One inconvenient of jth1 is that information may become messy when the tree starts to contain hundreds of persons. So I introduced the notion of "split yaml file", which permits to explode a yaml file into multiple files.
The rule is simple : all the files must be located in the same directory and one file (the "root file") must contain the header informations ; this file is the first file in alphabetical order.
For example, here are the files I wrote :
    ├── 1.asc-thierry-graff.yml
    ├── MMM-asc-stella-fetonti-1882.yml
    └── PPPM-asc-clemence-morin-1862.yml
The letters PPPM is a convention I use to organize my files, they are not part of jth1 syntax.
The important point here is that file 1.asc-thierry-graff is the root file.

This permits to easilly split the files when the tree grows.

Comments and analysis

The development of this syntax was motivated by two main reasons :
  • The ability to store my data in a textual format was for me a non-negotiable requirement. GEDCOM is stored in text files, but the syntax is not convenient if one tries to build a genealogy by directly editing GEDCOM files. The normal process is to use a genealogy software, which generally store the information in a relational database.
  • The limitations of GEDCOM : things like "free union", "PACS" (a french status between free union and mariage) and several information that can be found in the acts are not part of GEDCOM format ; in particular, there is no way to express the notion of approximative date.

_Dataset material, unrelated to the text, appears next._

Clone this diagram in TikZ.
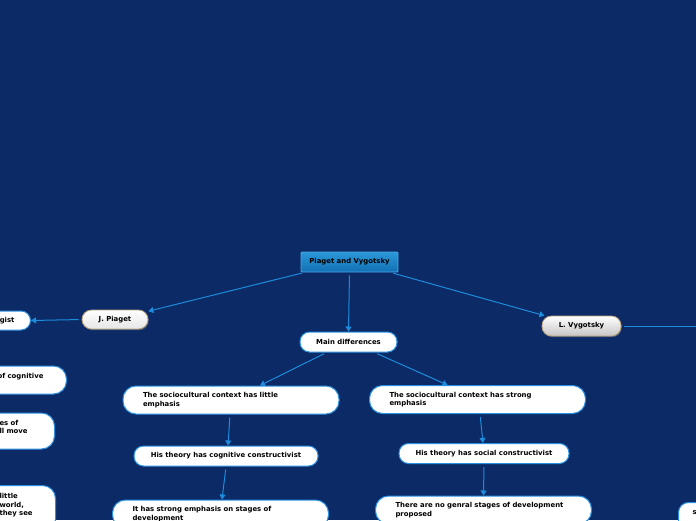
\documentclass[tikz,border=0pt]{standalone}
\usepackage{fontspec}
\setmainfont{DejaVu Sans}
\usetikzlibrary{arrows.meta,shadows}
\definecolor{navy}{HTML}{0B2A66}
\definecolor{linkblue}{HTML}{1E8CDC}
\definecolor{pillblue}{HTML}{2A90E0}
\definecolor{roottop}{HTML}{2A98D8}
\definecolor{rootbot}{HTML}{1270B4}
\definecolor{rootline}{HTML}{4AA8E8}
\definecolor{tanline}{HTML}{B8A27A}
\tikzset{
  link/.style={draw=linkblue, line width=1pt, shorten <=3pt, -{Triangle[length=5pt,width=6pt]}},
  plain/.style={draw=linkblue, line width=1pt, shorten <=3pt},
  pill/.style={draw=pillblue, line width=1pt, fill=white, rounded corners=9.5pt, inner sep=0pt, align=center},
  wide/.style={text width=176pt, inner xsep=20pt, minimum height=28pt, align=left, rounded corners=13pt},
  topic/.style={draw=rootline, line width=0.8pt, top color=roottop, bottom color=rootbot, rounded corners=1pt, inner sep=0pt},
  person/.style={draw=tanline, line width=0.8pt, rounded corners=9.5pt, inner sep=0pt,
    drop shadow={shadow xshift=0.8pt, shadow yshift=-1.2pt, opacity=0.5}}
}
\begin{document}
\begin{tikzpicture}[x=1pt, y=-1pt, every node/.style={font=\bfseries\fontsize{6.9}{8.5}\selectfont}]
\useasboundingbox (0,0) rectangle (696,520);
\fill[navy] (0,0) rectangle (696,520);
\clip (0,0) rectangle (696,520);
% Central topic and main branches
\node[topic, minimum width=97pt, minimum height=20pt] (root) at (349.5,262) {Piaget and Vygotsky};
\node[person, top color=white, bottom color=gray!20, minimum width=66pt, minimum height=19pt] (plaget) at (115,319.5) {J. Piaget};
\node[person, top color=white, bottom color=gray!45, minimum width=79pt, minimum height=20pt] (vygotsky) at (581.5,326) {L. Vygotsky};
\node[pill, minimum width=97pt, minimum height=20pt] (main) at (348.5,342) {Main differences};
% Piaget side (cut off at the left edge)
\node[pill, anchor=east, text width=48pt, inner xsep=16pt, minimum height=19pt, align=right] (gist) at (31,320.5) {gist};
\node[pill, anchor=east, text width=50pt, inner xsep=23pt, minimum height=28pt, align=right, rounded corners=13pt] (cognitive) at (67,380) {of cognitive\\\mbox{}};
\node[pill, anchor=east, text width=40pt, inner xsep=15pt, minimum height=36pt, align=left, rounded corners=13pt] (move) at (55,431) {es of\\ll move\\\mbox{}};
\node[pill, anchor=north east, text width=40pt, inner xsep=16pt, inner ysep=8pt, align=left, rounded corners=13pt] (world) at (56,485) {little\\world,\\they see\\\mbox{}};
% Vygotsky side (cut off at the right edge)
\coordinate (offright) at (702,326);
\node[pill, anchor=north west, text width=40pt, inner xsep=14pt, inner ysep=8pt, align=left, rounded corners=10pt] (farright) at (678,502) {s\\\mbox{}};
% Main differences, Piaget column
\node[pill, wide] (socioL) at (231,400) {The sociocultural context has little\\emphasis};
\node[pill, minimum width=184pt, minimum height=20pt] (cogL) at (226,456) {His theory has cognitive constructivist};
\node[pill, wide] (stageL) at (220.5,514) {It has strong emphasis on stages of\\development};
% Main differences, Vygotsky column
\node[pill, wide] (socioR) at (477.5,399.5) {The sociocultural context has strong\\emphasis};
\node[pill, minimum width=170pt, minimum height=20pt] (socR) at (484,453.5) {His theory has social constructivist};
\node[pill, wide] (stageR) at (483.5,510) {There are no genral stages of development\\proposed};
% Connectors
\draw[link] ([xshift=4pt]root.south west) -- (plaget);
\draw[link] ([xshift=-8pt]root.south east) -- (vygotsky);
\draw[link] (root.south) -- (main.north);
\draw[link] (plaget.west) -- (gist.east);
\draw[plain] (vygotsky.east) -- (offright);
\draw[link] ([xshift=-22pt]main.south) -- ([xshift=29pt]socioL.north);
\draw[link] ([xshift=26pt]main.south) -- ([xshift=-30pt]socioR.north);
\draw[link] ([xshift=-1pt]socioL.south) -- ([xshift=2pt]cogL.north);
\draw[link] (cogL.south) -- ([xshift=1.5pt]stageL.north);
\draw[link] ([xshift=2.5pt]socioR.south) -- ([xshift=-1pt]socR.north);
\draw[link] (socR.south) -- (stageR.north);
\end{tikzpicture}
\end{document}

Advantages and inconvenients

The main advantage of jth1 syntax is the ability to have the information directly stored in text files, which permits to manage a genealogical tree like a software development, using tools like git to frequently register the modifications and make back-ups on remote machines.

An other advantage is the ability to expand the vocabulary when a new type of information is found. This is quite easy at this stage of development.

The main inconvenient is that yaml files can become too big to be manageable when the tree grows. This is adressed by the notion of yaml split file, but one needs to be careful and rigourous.